Evie barely even heard the words. Her eyes welled with tears. It was him. She knew it without even seeing his face. It was crystal clear when the lights in her room finally flickered on and she could see all of him.
Her entire body ached as though she’d been beaten. Her soul thrummed with need to connect with him.
She shook her head. It couldn’t be him. Sure, it was Marcus, without a doubt, but something about him had changed. She’d always been attracted to him—he was one of the most beautiful men she’d ever met, after all. Yet, she’d never had such an all-encompassing craving to be with him before. Like she might just die if he didn’t hold her in his arms.
He was the One. The singular person who could fill the void in her soul that she didn’t even recognize needed filling until this moment. She closed her eyes, trying to gather herself. As she pulled in a breath, she marveled at the fact that her race’s laws weren’t based on a myth. This draw to him was too real to deny.
“Are you all right, Evie?” he asked.
When she opened her tear-moistened eyes, she saw him take a hesitant step forward, then pause as though he wasn’t sure he should go to her. But she needed to feel him so much.
“Marcus… By the Winds, you’re all right.” She stood and rushed to him, desperate for his embrace. Just as she got to him, his hands shot up and gripped her shoulders, holding her back.
“No, Evie. I’m only here because Sterlyn was worried about you. I can’t…” His face twisted into an anguished knot. “I can’t keep you safe unless I do what Sayid asks. The second we cross that line, we’re both dead.”
“No! I need you, Marcus. You don’t know what it’s like being locked up in here.”
Marcus closed his eyes. A bead of moisture seeped out of one corner. “I know, Evie. I’ve seen every corner of this place. I’ve been locked up for months, too. But I’m going out now.”
He reached up and cupped her cheek. “I promise you, if I can find a way to get us out, I will. Even if I die trying.”
Then he left, and Evie fell back onto her bed feeling even more lost than before. She shouldn’t have been drawn to
him that way. A man didn’t just start being her true mate halfway through knowing him, did he?
Chapter Twenty-Two
Evie
Ultiori Compound
1967
The experiments started a few weeks later.
At first, she went willingly. Two anonymous hunters in lab coats escorted her across the hall and urged her to lie down on a medical table. They undressed her and put her feet into stirrups. One of them injected her in the arm with something before she could object, and a few moments later, the world went fuzzy.
Then he was there. Sayid’s dark eyes peered up at her from between her legs as his latex-covered hands gripped her thighs. He held an instrument in his hands which he inserted into her, his alien fingers unwanted on her tenderest parts. At least he wasn’t overly familiar with those parts. He treated her like a scientific specimen—analytical and disengaged, even as he shoved something deep into her to the point of causing her pain.
Evie gasped at the invasion, at the sudden tight cramp that overtook her abdomen.

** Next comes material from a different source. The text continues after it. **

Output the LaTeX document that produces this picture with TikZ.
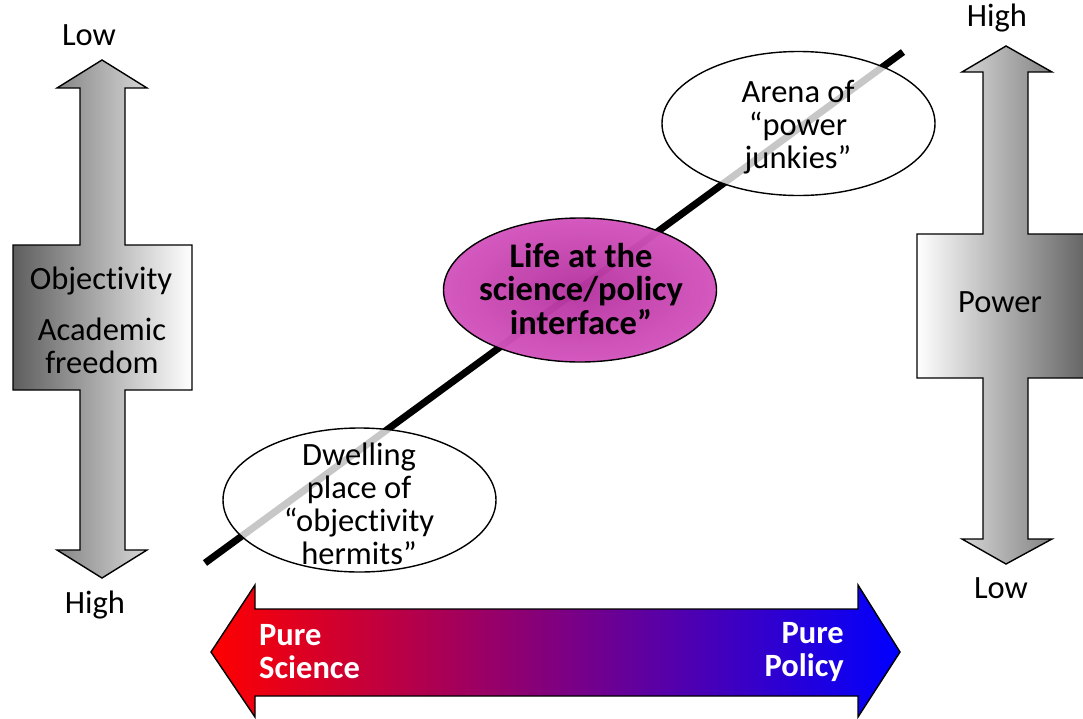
\documentclass[tikz,border=0pt]{standalone}
\usepackage{fontspec}
\setmainfont{Carlito}[Ligatures={NoCommon}]
\usetikzlibrary{shapes.geometric}
\definecolor{pinkin}{HTML}{A8108E}
\definecolor{pinkout}{HTML}{CC36B2}
\definecolor{darkgr}{HTML}{5E5E5E}
\tikzset{
  txt/.style={font=\fontsize{32.5}{33}\selectfont, inner sep=0pt, align=center},
  bigarrow/.style={draw=black, line width=1.4pt, line join=miter},
  oval/.style={ellipse, draw=black, line width=1.4pt, minimum width=273pt, minimum height=144pt,
     fill=white, fill opacity=0.78, inner sep=0pt},
}
\begin{document}
\begin{tikzpicture}[x=1pt,y=-1pt]
\useasboundingbox (0,0) rectangle (1083,718);
\clip (0,0) rectangle (1083,718);
% left vertical arrow
\shade[bigarrow, left color=darkgr, right color=white]
  (102,60) -- (147,88) -- (125,88) -- (125,245) -- (192,245) -- (192,390) -- (125,390)
  -- (125,550) -- (147,550) -- (102,578) -- (57,550) -- (80,550) -- (80,390) -- (13,390)
  -- (13,245) -- (80,245) -- (80,88) -- (57,88) -- cycle;
% right vertical arrow
\shade[bigarrow, left color=white, right color=darkgr]
  (1006,46) -- (1052,72) -- (1028,72) -- (1028,234) -- (1092,234) -- (1092,378) -- (1028,378)
  -- (1028,539) -- (1052,539) -- (1006,564) -- (962,539) -- (983,539) -- (983,378) -- (917,378)
  -- (917,234) -- (983,234) -- (983,72) -- (962,72) -- cycle;
% bottom horizontal arrow
\shade[bigarrow, left color=red, right color=blue]
  (211,652) -- (255,585) -- (255,609) -- (858,609) -- (858,585) -- (900,652)
  -- (858,717) -- (858,696) -- (255,696) -- (255,717) -- cycle;
% labels of vertical arrows
\node[txt] (lowL) at (89,35) {Low};
\node[txt] (highL) at (95,605) {High};
\node[txt] (obj) at (101,281) {Objectivity};
\node[txt] (acad) at (102,346) {Academic\\freedom};
\node[txt] (highR) at (997,18) {High};
\node[txt] (lowR) at (1001,588) {Low};
\node[txt] (power) at (1000,302) {Power};
% bottom arrow labels
\node[txt, anchor=west, align=left, text=white, font=\fontsize{32.5}{33}\selectfont\bfseries] (sci) at (259,652) {Pure\\Science};
\node[txt, anchor=east, align=right, text=white, font=\fontsize{32.5}{33}\selectfont\bfseries] (pol) at (844,652) {Pure\\Policy};
% diagonal line
\coordinate (ls) at (205,563);
\coordinate (le) at (903,52);
\draw[line width=7pt] (ls) -- (le);
% ellipses
\node[oval] (dwell) at (359.5,500) {};
\node[oval] (arena) at (798.5,123.5) {};
\node[oval, fill opacity=0.82, inner color=pinkin, outer color=pinkout] (life) at (580,290) {};
% ellipse texts
\node[txt] (dwellt) at (359,504) {Dwelling\\place of\\“objectivity\\hermits”};
\node[txt] (arenat) at (798,127) {Arena of\\“power\\junkies”};
\node[txt, font=\fontsize{34.5}{33.5}\selectfont\bfseries] (lifet) at (581,289) {Life at the\\science/policy\\interface”};
\end{tikzpicture}
\end{document}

But then it was gone and he’d retreated, whispering orders to the orderly who stood at his side.
She was taken back to her room and told nothing more.
A month later, she had the worst period of her life, spending nearly a week doubled over in pain from the cramps and bleeding heavily.
Six months later, he repeated the process.
A month after that, she broke down in tears when she understood what was happening.
That afternoon, Sterlyn found her bleeding and crying beside her toilet after she’d spent half the day alternately puking and bleeding from a pregnancy that should never have happened.
“I want to fucking kill him,” she said.